Date of Award

5-9-2016

Degree Type

Dissertation

Degree Name

Doctor of Philosophy (PhD)

Department

English

First Advisor

Stephen Dobranski

Second Advisor

James Hirsh

Third Advisor

Paul Voss

Abstract

Closure is one of the most important putative goals for highly structured Renaissance verse. Elements of structure—for example, sophisticated prosody or the embedding of a poem within a web of intertextual relationships—determine how poets work toward closure. This project explores how verse forms and genre manifest poets’ attempts to create resolution, and, significantly, how often the challenges of the process instead become the object of focus.

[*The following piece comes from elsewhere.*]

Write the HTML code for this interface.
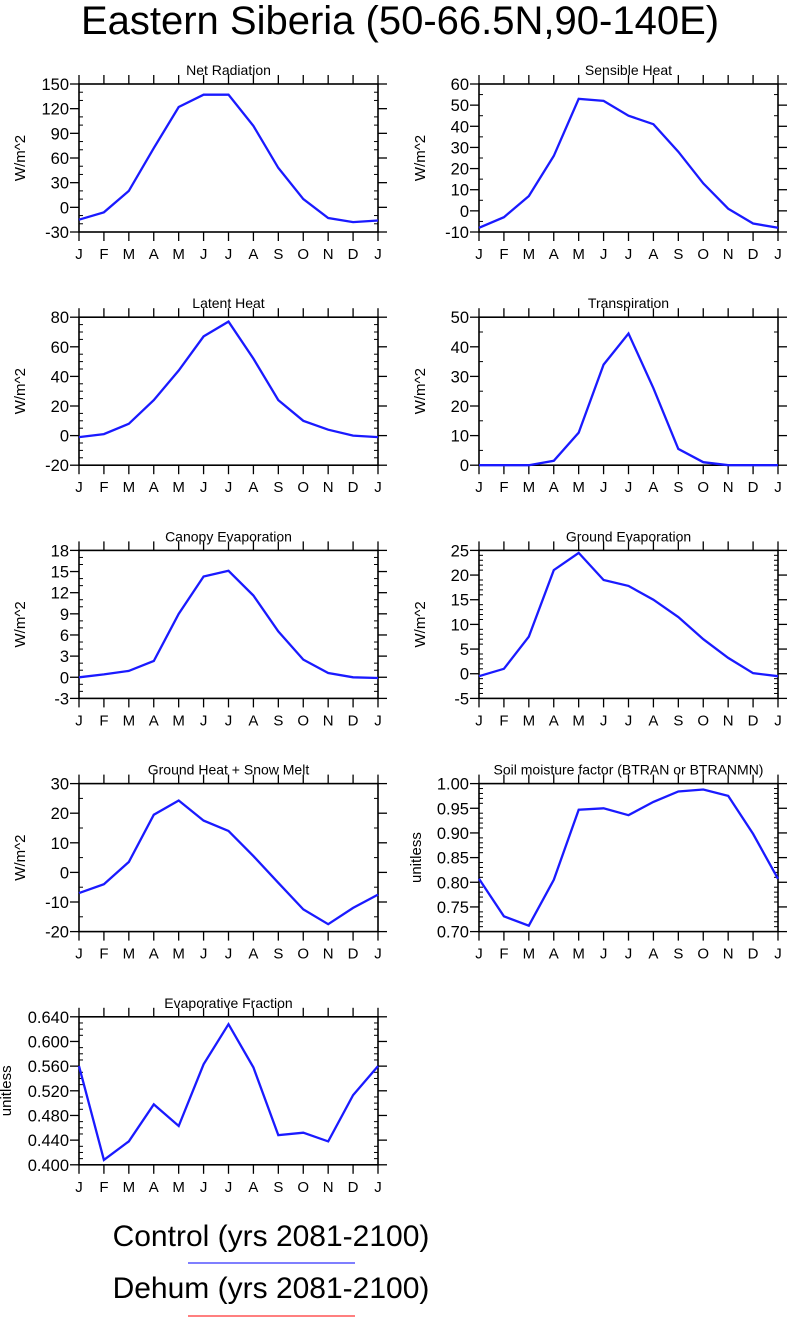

Developing a New Formalist approach that focuses on how literary forms are inherently responsive (both to the social conventions that inform various genres and to the expressive goals of individual authors), I examine texts in four important Renaissance poetic genres: epyllion (William Shakespeare’s Venus and Adonis [1593]), satire (Joseph Hall’s Virgidemiae [1598, 1599]), religious lyric (George Herbert’s The Temple [1633]), and pastoral elegy (John Milton’s Epitaphium Damonis [1639] and Lycidas [1637, 1645]). These works illuminate some of the most significant strategies of authors who often meditate on the appeal of definitive, resolved conclusions and also on the complex ways their works become conditioned by the hope and struggle for resolution.